SOURCE DATA

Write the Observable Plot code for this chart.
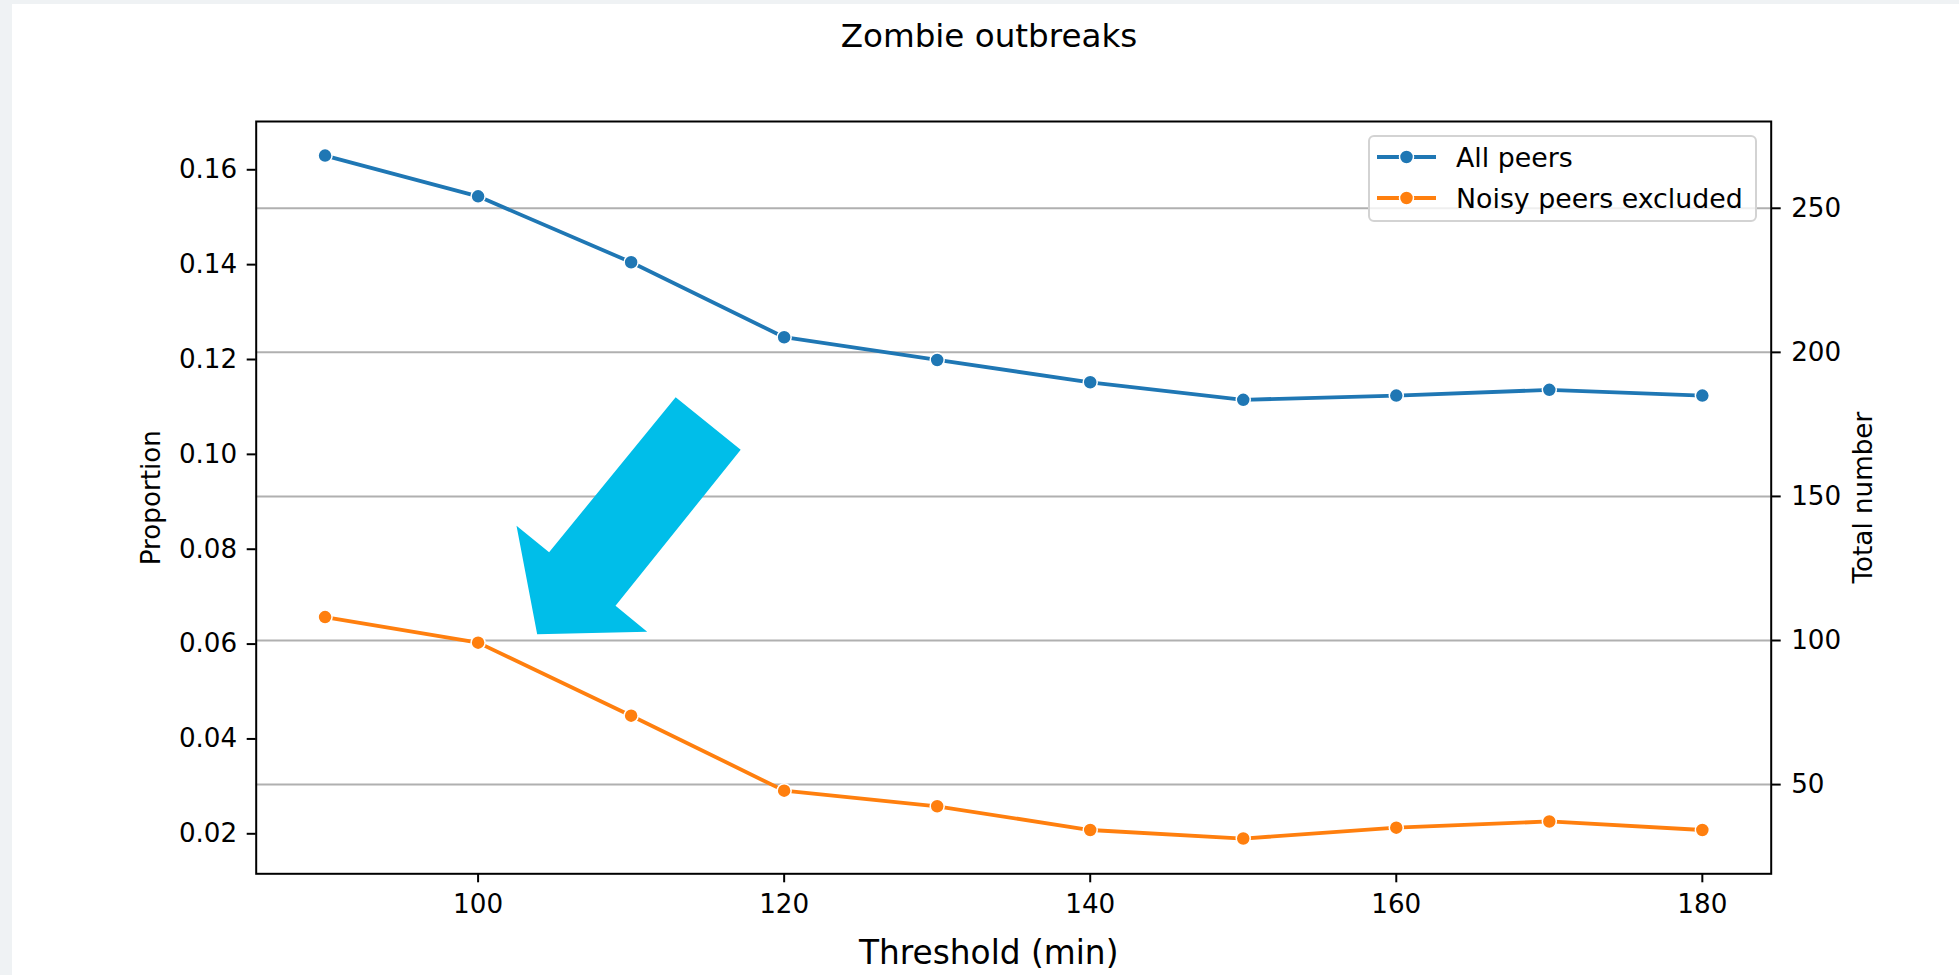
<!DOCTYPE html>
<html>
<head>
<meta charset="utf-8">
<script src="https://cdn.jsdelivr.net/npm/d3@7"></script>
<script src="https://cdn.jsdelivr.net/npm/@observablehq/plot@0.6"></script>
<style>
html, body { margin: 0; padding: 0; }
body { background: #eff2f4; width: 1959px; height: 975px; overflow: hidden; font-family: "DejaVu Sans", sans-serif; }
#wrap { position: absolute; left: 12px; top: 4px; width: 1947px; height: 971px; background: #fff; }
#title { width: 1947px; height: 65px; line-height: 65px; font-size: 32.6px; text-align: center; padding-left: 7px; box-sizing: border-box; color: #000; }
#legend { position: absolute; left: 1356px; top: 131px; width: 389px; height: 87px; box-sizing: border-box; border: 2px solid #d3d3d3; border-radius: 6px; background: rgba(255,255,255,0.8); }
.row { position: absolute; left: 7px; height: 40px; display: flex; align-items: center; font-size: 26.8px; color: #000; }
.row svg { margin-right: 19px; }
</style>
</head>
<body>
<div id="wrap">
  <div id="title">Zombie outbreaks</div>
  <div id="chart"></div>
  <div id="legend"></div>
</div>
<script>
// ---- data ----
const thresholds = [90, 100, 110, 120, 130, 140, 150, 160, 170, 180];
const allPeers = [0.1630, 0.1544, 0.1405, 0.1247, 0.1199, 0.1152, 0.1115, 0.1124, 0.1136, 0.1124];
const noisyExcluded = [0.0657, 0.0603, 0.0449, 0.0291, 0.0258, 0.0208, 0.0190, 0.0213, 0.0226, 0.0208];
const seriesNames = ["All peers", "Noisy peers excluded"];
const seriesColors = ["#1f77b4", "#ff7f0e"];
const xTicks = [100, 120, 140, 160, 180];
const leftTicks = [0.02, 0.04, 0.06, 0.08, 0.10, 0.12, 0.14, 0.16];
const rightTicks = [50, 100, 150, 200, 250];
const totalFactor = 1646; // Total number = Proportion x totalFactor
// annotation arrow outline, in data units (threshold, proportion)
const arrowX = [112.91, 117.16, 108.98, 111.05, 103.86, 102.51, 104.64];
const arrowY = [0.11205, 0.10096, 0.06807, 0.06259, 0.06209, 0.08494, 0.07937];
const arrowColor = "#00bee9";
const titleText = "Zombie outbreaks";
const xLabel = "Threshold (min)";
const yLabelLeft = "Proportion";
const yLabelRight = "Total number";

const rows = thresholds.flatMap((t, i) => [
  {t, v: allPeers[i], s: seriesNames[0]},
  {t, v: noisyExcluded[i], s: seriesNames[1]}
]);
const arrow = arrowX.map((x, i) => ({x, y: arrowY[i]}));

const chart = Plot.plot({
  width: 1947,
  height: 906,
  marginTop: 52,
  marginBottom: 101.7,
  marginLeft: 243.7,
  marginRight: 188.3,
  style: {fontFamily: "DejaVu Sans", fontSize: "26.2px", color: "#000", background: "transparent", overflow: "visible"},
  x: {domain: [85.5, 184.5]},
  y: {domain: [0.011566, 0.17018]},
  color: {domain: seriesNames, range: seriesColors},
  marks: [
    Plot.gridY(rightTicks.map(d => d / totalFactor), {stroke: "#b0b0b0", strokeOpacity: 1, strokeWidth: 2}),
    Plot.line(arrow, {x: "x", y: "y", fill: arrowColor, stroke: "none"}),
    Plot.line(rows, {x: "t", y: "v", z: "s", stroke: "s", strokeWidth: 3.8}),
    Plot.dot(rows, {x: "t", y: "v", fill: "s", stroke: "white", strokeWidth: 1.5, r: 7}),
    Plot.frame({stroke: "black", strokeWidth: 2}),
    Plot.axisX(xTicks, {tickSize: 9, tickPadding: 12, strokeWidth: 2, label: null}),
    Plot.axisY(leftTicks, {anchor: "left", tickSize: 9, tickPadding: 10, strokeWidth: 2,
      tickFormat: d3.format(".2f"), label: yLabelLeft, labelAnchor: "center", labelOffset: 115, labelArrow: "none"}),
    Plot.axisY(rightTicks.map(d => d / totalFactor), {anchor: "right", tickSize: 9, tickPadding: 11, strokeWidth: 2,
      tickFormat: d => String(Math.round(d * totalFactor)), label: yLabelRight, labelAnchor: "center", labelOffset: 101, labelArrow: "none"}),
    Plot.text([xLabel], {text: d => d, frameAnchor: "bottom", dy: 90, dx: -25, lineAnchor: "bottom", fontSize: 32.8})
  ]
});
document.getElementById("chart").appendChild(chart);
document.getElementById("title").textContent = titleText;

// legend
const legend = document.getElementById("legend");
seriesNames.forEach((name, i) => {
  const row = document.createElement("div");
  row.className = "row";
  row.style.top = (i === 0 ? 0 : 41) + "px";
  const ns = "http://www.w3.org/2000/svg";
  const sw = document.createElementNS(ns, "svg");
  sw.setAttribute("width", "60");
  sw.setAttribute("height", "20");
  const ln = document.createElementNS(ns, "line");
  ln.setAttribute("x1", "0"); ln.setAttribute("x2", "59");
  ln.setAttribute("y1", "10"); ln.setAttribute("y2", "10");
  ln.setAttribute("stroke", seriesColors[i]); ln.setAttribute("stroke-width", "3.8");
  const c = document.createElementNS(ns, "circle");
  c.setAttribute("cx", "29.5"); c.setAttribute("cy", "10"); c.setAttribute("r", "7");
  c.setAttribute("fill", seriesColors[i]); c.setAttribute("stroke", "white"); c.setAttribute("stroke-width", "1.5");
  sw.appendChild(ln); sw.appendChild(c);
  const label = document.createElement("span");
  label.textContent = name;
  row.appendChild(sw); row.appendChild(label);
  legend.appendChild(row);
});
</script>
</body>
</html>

WHAT IS BEING ASKED
Reproduce every line exactly and omit all pictures.

OUTPUT OF THE EXERCISE
Write the Observable Plot code for this chart.
<!DOCTYPE html>
<html>
<head>
<meta charset="utf-8">
<script src="https://cdn.jsdelivr.net/npm/d3@7"></script>
<script src="https://cdn.jsdelivr.net/npm/@observablehq/plot@0.6"></script>
<style>
html, body { margin: 0; padding: 0; }
body { background: #eff2f4; width: 1959px; height: 975px; overflow: hidden; font-family: "DejaVu Sans", sans-serif; }
#wrap { position: absolute; left: 12px; top: 4px; width: 1947px; height: 971px; background: #fff; }
#title { width: 1947px; height: 65px; line-height: 65px; font-size: 32.6px; text-align: center; padding-left: 7px; box-sizing: border-box; color: #000; }
#legend { position: absolute; left: 1356px; top: 131px; width: 389px; height: 87px; box-sizing: border-box; border: 2px solid #d3d3d3; border-radius: 6px; background: rgba(255,255,255,0.8); }
.row { position: absolute; left: 7px; height: 40px; display: flex; align-items: center; font-size: 26.8px; color: #000; }
.row svg { margin-right: 19px; }
</style>
</head>
<body>
<div id="wrap">
  <div id="title">Zombie outbreaks</div>
  <div id="chart"></div>
  <div id="legend"></div>
</div>
<script>
// ---- data ----
const thresholds = [90, 100, 110, 120, 130, 140, 150, 160, 170, 180];
const allPeers = [0.1630, 0.1544, 0.1405, 0.1247, 0.1199, 0.1152, 0.1115, 0.1124, 0.1136, 0.1124];
const noisyExcluded = [0.0657, 0.0603, 0.0449, 0.0291, 0.0258, 0.0208, 0.0190, 0.0213, 0.0226, 0.0208];
const seriesNames = ["All peers", "Noisy peers excluded"];
const seriesColors = ["#1f77b4", "#ff7f0e"];
const xTicks = [100, 120, 140, 160, 180];
const leftTicks = [0.02, 0.04, 0.06, 0.08, 0.10, 0.12, 0.14, 0.16];
const rightTicks = [50, 100, 150, 200, 250];
const totalFactor = 1646; // Total number = Proportion x totalFactor
// annotation arrow outline, in data units (threshold, proportion)
const arrowX = [112.91, 117.16, 108.98, 111.05, 103.86, 102.51, 104.64];
const arrowY = [0.11205, 0.10096, 0.06807, 0.06259, 0.06209, 0.08494, 0.07937];
const arrowColor = "#00bee9";
const titleText = "Zombie outbreaks";
const xLabel = "Threshold (min)";
const yLabelLeft = "Proportion";
const yLabelRight = "Total number";

const rows = thresholds.flatMap((t, i) => [
  {t, v: allPeers[i], s: seriesNames[0]},
  {t, v: noisyExcluded[i], s: seriesNames[1]}
]);
const arrow = arrowX.map((x, i) => ({x, y: arrowY[i]}));

const chart = Plot.plot({
  width: 1947,
  height: 906,
  marginTop: 52,
  marginBottom: 101.7,
  marginLeft: 243.7,
  marginRight: 188.3,
  style: {fontFamily: "DejaVu Sans", fontSize: "26.2px", color: "#000", background: "transparent", overflow: "visible"},
  x: {domain: [85.5, 184.5]},
  y: {domain: [0.011566, 0.17018]},
  color: {domain: seriesNames, range: seriesColors},
  marks: [
    Plot.gridY(rightTicks.map(d => d / totalFactor), {stroke: "#b0b0b0", strokeOpacity: 1, strokeWidth: 2}),
    Plot.line(arrow, {x: "x", y: "y", fill: arrowColor, stroke: "none"}),
    Plot.line(rows, {x: "t", y: "v", z: "s", stroke: "s", strokeWidth: 3.8}),
    Plot.dot(rows, {x: "t", y: "v", fill: "s", stroke: "white", strokeWidth: 1.5, r: 7}),
    Plot.frame({stroke: "black", strokeWidth: 2}),
    Plot.axisX(xTicks, {tickSize: 9, tickPadding: 12, strokeWidth: 2, label: null}),
    Plot.axisY(leftTicks, {anchor: "left", tickSize: 9, tickPadding: 10, strokeWidth: 2,
      tickFormat: d3.format(".2f"), label: yLabelLeft, labelAnchor: "center", labelOffset: 115, labelArrow: "none"}),
    Plot.axisY(rightTicks.map(d => d / totalFactor), {anchor: "right", tickSize: 9, tickPadding: 11, strokeWidth: 2,
      tickFormat: d => String(Math.round(d * totalFactor)), label: yLabelRight, labelAnchor: "center", labelOffset: 101, labelArrow: "none"}),
    Plot.text([xLabel], {text: d => d, frameAnchor: "bottom", dy: 90, dx: -25, lineAnchor: "bottom", fontSize: 32.8})
  ]
});
document.getElementById("chart").appendChild(chart);
document.getElementById("title").textContent = titleText;

// legend
const legend = document.getElementById("legend");
seriesNames.forEach((name, i) => {
  const row = document.createElement("div");
  row.className = "row";
  row.style.top = (i === 0 ? 0 : 41) + "px";
  const ns = "http://www.w3.org/2000/svg";
  const sw = document.createElementNS(ns, "svg");
  sw.setAttribute("width", "60");
  sw.setAttribute("height", "20");
  const ln = document.createElementNS(ns, "line");
  ln.setAttribute("x1", "0"); ln.setAttribute("x2", "59");
  ln.setAttribute("y1", "10"); ln.setAttribute("y2", "10");
  ln.setAttribute("stroke", seriesColors[i]); ln.setAttribute("stroke-width", "3.8");
  const c = document.createElementNS(ns, "circle");
  c.setAttribute("cx", "29.5"); c.setAttribute("cy", "10"); c.setAttribute("r", "7");
  c.setAttribute("fill", seriesColors[i]); c.setAttribute("stroke", "white"); c.setAttribute("stroke-width", "1.5");
  sw.appendChild(ln); sw.appendChild(c);
  const label = document.createElement("span");
  label.textContent = name;
  row.appendChild(sw); row.appendChild(label);
  legend.appendChild(row);
});
</script>
</body>
</html>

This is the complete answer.